企業CSR・社会貢献活動
花王株式会社
花王は、「よきモノづくり」を通じて、豊かな生活文化の実現に貢献できることを使命としています。"よきモノ"をお届けする事業活動とともに、よき企業市民として、社会に貢献することを目的に社会貢献活動に取組んでいます。
「この雑木林をこのまま残したい。公園や宅地にされてしまうのではなく、このままの緑地を保存していきたい」。そんな強い願いが、昔ながらの里山「なな山緑地」を支えている。今回、「なな山緑地の会」の会長 高木直樹さんと副会長 相田幸一さんにお話を伺った。
里山の再出発と悠々とした雑木林
- 「なな山緑地の会」は、このお二人を中心に総勢45名のメンバーで、多摩と八王子の境、多摩市和田にある10,692㎡の土地で活動している。2003年4月1日、20人ほどのボランティアが集まり、この会は始まった。尚、今年4月隣接する雑木林、約0.7haの管理を市より委託された。
多摩地区の開発によりこの地域の緑地は急激に失われ、所々に開発を免れた緑が残されているだけになった。そして今、残された緑地さえ相続などの問題で消えようとしている。所有者が亡くなり多大な相続税が発生した場合、土地を売って相続税を払うか、国や自治体などに土地を寄付するしか、今の法律では方法はないのだ。
「なな山緑地」もそうだった。多額の相続税が発生したため、この緑地の存続が危なくなってしまった。雑木林の相続とともに、先代の地主の思いを引き継いだ住崎さんは、どうしてもこのままの状態で後世に残していきたいと強く願っていたが、里山の維持管理には手間や費用がかかる。自治体に寄付したとしても、里山として残されず、管理された公園になってしまう恐れがあるのはこのためだ。
そこで、緑地を残して欲しいと願う近隣の住人と地主である杉崎さんが協力し、多摩市と話し合った結果、市に土地を寄付し、管理を当初、近隣の自治会を中心にボランティアで行うことで、緑地を里山の状態のまま残すことを可能としたのだった。
先代の地主が生前からこの緑地を里山として手入れしていたことと、会の活動がすぐ始まったことで、緑地はさほど荒れることもなく、市への寄付から4年を経た今、里山特有の木漏れ日が美しい雑木林の姿を見せてくれている。 - 訪問者を迎える手作りの看板
「世界でここにしかない」里山の自然
- 里山は、人の手が入らない原生林とは異なり、独特の自然を有している。日本の希少植物の約8割は里山にあるといわれ、その価値はとても大きい。なな山緑地には東京都の絶滅危惧種に指定される植物もあり、この緑地の環境がいかに貴重であるかが分かる。
会では常に動植物の観察と記録を行っており、草花は140種、木は80種も確認されている。
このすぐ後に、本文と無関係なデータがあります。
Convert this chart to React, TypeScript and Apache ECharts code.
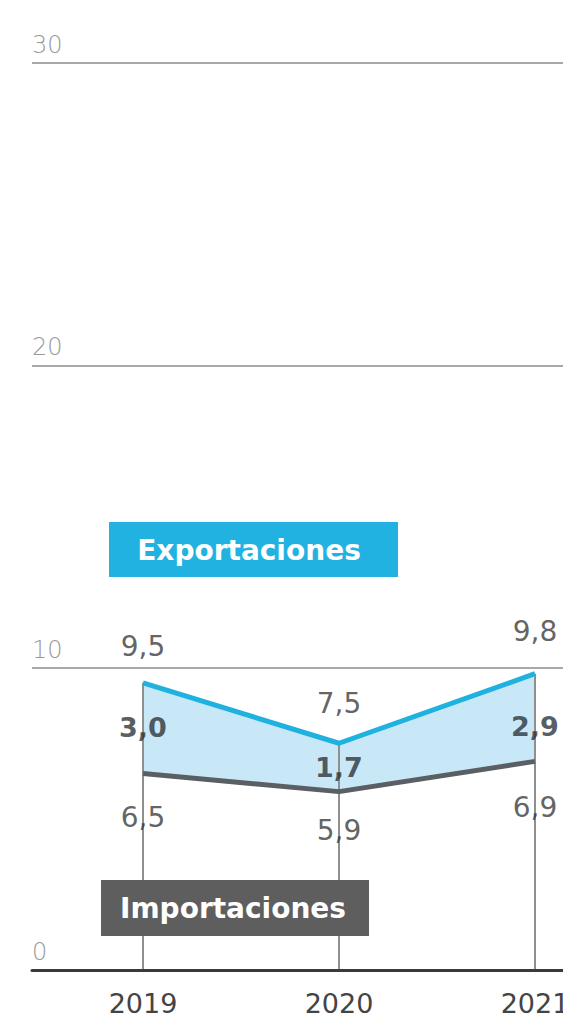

しかも年に新しく2~3種が発見されているから驚きだ。実際、私が活動に参加した日にも、トビハガネムシという今までに見られなかった昆虫が見つかり、里山に再び動植物が戻ってきていることを肌で感じた。 - 子どもたちに温もりのあるおもちゃを
かけがえのない活動と里山に「戻ってくるもの」
- 里山は従来、薪・炭作りや落ち葉などでできる有機肥料作りの場であった。そのため、なな山緑地でも、木の伐採や腐葉土作りは重要な活動である。それだけでなく、キノコ作りや畑作業も行っており、収穫した取れたての材料を使った四季折々のお楽しみもある。また、近隣の幼稚園児・小学生を集めた自然体験教室も行われている。
子どもの体験学習で興味深いエピソードがあったという。近くの小学校の生徒を呼んで行われたのだが、この森に入ったことのある生徒は1人もいなかった。「理由は、ほとんどの生徒はこの恵まれた自然の中でどうやって遊ぶか、方法を知らなかったからなんです。」高木さんと相田さんはそこにすごく驚いたという。
カブトムシやクワガタ、おもちゃの材料にできる材木や落ち葉などは、子どもたちにとっては宝の山だ。昆虫採集は多くの子どもたちを感動させ、里山は外で遊ぶことの楽しさを子どもたちに教えてくれる。
なな山緑地では、快適で素敵な風景を見せてくれる雑木林の中で、それを守りメンバー皆でその歓びを分かち合っている。あなたも、ぜひ、ここに足を運んで欲しい。楽しくそして充実した活動は、今までは気付くことのできなかったその土地の四季をあなたに届け、もっとあなたを幸せにしてくれるに違いない。